The intended pension reform is preparing government for the reality of an ageing population, declining birthrate, declining workforce which will be further depressed by further digitization of the public service and by extension agreed retrenchments under the BERT plan along with high youth unemployment in the public sector. As government now seeks to prioritize limited revenue, funds will be redirected to other areas in order to free up revenue . The amount of funds will be determined by the depth of the cut to the pension budget.
The budgeted expenditure for financial year 2020 is $298 million. The expenditure for 2021 is $335 million and projected total for 2022 is $369 million which suggests that pension expenditure is increasing $36 million on average yearly. Such a rapid increase in spending will pose financial challenges to government especially in this environment. Any intention to maintain this level of expenditure will result in more borrowing or increases in taxation.
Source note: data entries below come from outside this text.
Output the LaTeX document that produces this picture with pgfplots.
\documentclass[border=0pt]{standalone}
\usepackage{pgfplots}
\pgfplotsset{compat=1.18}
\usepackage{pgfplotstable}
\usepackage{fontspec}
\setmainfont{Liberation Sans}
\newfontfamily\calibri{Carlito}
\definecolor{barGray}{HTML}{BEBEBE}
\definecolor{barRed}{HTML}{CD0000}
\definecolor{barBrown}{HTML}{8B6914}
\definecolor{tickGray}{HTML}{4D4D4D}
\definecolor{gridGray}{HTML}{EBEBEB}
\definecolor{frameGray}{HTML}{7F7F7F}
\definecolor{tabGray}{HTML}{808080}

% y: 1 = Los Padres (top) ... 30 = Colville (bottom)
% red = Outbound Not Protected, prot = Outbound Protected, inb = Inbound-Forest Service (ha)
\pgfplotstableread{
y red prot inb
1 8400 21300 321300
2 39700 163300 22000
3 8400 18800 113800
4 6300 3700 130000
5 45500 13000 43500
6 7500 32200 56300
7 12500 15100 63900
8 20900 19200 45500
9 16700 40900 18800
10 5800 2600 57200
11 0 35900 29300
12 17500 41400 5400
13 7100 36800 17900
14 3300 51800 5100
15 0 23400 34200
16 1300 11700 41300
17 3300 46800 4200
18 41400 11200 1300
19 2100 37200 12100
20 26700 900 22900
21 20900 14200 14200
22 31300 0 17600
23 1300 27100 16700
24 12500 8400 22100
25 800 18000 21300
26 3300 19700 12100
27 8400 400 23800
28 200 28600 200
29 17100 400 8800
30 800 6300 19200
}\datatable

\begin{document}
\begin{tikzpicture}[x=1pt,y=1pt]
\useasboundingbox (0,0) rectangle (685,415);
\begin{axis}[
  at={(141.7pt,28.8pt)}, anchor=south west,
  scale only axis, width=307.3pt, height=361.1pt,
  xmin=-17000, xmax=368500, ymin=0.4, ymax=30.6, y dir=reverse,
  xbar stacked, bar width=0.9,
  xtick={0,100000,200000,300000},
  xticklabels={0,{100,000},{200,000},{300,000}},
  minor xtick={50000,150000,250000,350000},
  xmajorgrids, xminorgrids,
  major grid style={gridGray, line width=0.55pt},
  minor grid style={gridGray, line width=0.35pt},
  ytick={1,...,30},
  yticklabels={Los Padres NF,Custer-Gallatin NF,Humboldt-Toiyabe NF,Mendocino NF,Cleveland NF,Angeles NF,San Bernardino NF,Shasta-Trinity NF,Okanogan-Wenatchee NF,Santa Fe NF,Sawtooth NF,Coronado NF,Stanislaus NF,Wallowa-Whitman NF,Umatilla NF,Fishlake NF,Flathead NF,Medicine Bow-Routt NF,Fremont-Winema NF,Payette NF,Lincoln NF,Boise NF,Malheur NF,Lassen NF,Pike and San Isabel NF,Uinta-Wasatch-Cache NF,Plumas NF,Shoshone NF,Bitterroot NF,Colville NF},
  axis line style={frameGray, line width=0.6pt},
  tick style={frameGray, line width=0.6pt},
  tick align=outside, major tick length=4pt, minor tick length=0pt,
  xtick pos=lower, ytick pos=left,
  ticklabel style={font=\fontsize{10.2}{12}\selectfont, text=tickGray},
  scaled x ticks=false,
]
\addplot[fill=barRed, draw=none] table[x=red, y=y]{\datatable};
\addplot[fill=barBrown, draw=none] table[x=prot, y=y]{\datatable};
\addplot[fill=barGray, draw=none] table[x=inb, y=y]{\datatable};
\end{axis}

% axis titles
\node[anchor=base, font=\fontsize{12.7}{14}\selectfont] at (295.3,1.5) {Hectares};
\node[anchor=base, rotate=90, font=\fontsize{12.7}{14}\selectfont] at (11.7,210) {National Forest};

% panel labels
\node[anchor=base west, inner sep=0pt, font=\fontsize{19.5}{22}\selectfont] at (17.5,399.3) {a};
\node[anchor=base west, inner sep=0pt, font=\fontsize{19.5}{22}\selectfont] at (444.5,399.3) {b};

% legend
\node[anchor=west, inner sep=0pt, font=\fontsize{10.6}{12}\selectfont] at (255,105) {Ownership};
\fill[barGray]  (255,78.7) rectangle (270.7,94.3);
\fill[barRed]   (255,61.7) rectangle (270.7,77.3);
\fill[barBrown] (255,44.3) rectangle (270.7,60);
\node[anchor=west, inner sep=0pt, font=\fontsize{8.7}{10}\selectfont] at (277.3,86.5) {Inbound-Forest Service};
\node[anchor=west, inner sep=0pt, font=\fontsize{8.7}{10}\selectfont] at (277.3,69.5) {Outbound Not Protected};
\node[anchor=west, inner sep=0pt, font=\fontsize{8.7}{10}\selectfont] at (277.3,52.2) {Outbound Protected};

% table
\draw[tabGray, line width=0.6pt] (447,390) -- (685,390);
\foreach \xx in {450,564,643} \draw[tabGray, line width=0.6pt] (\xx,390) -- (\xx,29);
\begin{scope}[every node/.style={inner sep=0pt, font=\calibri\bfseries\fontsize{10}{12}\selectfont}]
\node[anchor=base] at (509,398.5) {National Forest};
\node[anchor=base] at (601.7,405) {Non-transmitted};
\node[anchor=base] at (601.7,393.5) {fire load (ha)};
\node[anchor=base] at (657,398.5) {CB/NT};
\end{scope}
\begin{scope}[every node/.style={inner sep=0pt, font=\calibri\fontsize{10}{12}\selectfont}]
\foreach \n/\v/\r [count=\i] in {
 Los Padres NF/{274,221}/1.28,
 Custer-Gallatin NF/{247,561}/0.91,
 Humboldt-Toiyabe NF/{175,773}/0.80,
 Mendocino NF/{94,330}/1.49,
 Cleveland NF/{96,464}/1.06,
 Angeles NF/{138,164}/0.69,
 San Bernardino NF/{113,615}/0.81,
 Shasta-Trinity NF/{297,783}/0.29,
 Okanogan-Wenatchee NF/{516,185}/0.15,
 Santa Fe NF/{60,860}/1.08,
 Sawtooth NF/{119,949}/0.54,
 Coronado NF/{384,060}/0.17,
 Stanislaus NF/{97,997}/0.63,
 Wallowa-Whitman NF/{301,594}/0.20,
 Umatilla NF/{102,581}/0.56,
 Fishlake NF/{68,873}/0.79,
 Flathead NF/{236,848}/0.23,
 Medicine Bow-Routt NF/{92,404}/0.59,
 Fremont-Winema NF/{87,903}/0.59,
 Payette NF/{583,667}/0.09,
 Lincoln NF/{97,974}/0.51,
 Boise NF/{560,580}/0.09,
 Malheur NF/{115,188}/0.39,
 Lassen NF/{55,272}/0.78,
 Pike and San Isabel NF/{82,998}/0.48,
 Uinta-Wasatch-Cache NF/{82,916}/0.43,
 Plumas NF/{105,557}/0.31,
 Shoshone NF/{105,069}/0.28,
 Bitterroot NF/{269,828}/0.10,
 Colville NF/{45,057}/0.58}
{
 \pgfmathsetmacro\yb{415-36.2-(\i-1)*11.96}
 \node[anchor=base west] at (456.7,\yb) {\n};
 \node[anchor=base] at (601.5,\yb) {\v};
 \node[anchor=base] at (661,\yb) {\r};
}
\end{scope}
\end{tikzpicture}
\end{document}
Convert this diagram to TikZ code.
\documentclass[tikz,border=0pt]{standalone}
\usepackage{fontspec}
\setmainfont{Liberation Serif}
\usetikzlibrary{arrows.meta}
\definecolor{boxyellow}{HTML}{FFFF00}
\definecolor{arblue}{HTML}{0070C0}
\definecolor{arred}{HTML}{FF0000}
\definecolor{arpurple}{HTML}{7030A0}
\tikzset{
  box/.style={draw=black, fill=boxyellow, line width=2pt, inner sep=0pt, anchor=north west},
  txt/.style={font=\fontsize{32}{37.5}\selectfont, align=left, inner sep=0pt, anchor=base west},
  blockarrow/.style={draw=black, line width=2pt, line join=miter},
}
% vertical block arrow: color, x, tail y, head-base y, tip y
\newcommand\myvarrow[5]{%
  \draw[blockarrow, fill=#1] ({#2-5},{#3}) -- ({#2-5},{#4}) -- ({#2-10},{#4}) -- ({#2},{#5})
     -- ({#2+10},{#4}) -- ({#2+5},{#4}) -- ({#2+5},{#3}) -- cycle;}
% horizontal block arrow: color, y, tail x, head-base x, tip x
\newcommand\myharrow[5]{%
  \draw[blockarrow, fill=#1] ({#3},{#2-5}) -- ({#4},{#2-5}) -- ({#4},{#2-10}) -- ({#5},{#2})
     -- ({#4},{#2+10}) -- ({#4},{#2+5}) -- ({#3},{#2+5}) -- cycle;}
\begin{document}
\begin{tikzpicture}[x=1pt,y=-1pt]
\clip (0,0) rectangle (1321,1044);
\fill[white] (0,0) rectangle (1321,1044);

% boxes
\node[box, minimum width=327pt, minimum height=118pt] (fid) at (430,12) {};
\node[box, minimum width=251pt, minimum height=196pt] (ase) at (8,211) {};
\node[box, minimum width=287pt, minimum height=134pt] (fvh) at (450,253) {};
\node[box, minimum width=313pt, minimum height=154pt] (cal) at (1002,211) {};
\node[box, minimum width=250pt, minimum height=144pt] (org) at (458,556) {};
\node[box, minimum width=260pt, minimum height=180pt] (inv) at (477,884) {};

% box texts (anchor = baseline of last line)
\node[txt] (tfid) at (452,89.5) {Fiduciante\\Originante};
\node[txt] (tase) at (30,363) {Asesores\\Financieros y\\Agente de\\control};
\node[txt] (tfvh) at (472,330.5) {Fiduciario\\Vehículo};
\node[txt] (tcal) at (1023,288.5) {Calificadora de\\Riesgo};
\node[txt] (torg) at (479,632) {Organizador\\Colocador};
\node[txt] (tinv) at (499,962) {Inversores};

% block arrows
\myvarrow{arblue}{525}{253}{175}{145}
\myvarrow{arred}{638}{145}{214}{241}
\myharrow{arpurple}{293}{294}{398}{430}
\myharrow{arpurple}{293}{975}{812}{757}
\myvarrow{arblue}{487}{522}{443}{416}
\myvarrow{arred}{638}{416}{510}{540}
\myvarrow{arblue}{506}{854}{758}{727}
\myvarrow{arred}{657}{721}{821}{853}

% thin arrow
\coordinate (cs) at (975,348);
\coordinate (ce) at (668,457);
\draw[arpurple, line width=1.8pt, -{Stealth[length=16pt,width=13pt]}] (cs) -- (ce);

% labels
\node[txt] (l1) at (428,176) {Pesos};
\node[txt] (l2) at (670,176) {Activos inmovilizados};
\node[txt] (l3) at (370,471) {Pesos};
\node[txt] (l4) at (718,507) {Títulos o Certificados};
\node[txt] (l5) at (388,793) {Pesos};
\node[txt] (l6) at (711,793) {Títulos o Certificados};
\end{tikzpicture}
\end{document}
To curb these economic and social challenges posed ahead the following measures are likely to face Barbadians from a legislative angle via bills of parliament which may be amended to match IMF’s fiscal affairs policies on pension reform.
- An increase in the retirement age across all pension schemes which will decrease outpayment from government while linking the retirement to average life expectancy.
- Limiting retirement benefits for highly paid civil servants which may come in the form of reduced direct contribution now to save output later. The reduction maybe recouped through an increase in contribution on other groups.
- An end to specific offerings e.g non-contributory pension as it should be noted the IMF is on record stating that such schemes are programs poorly targeted at poverty alleviation.
- New entrants will face strict regulations as it relates to digital payments only, increased contribution rates, increased penalties on early retirement.
- The NIS will be restructured from the board level to revamp its operations i.e relaxed regulation to allow the fund to invest in riskier financial options in order to increase financial rewards. Increased payment of NIS contributions are likely and a legal restriction on buying government paper similar to the restrictions the central bank has on printing money. Although funded by private citizens any strains on the fund as seen with unemployment claims will expose government to financial liability The main aim of amendments to the NIS act will be to protect government from being shouldered with debt from the institution which will starve off a potential crisis when payments of financial obligations to vulnerable groups become due.
The social implications are grave to bear with the BERT plan in place. As a new Barbados will emerge with less state responsibility to its citizens.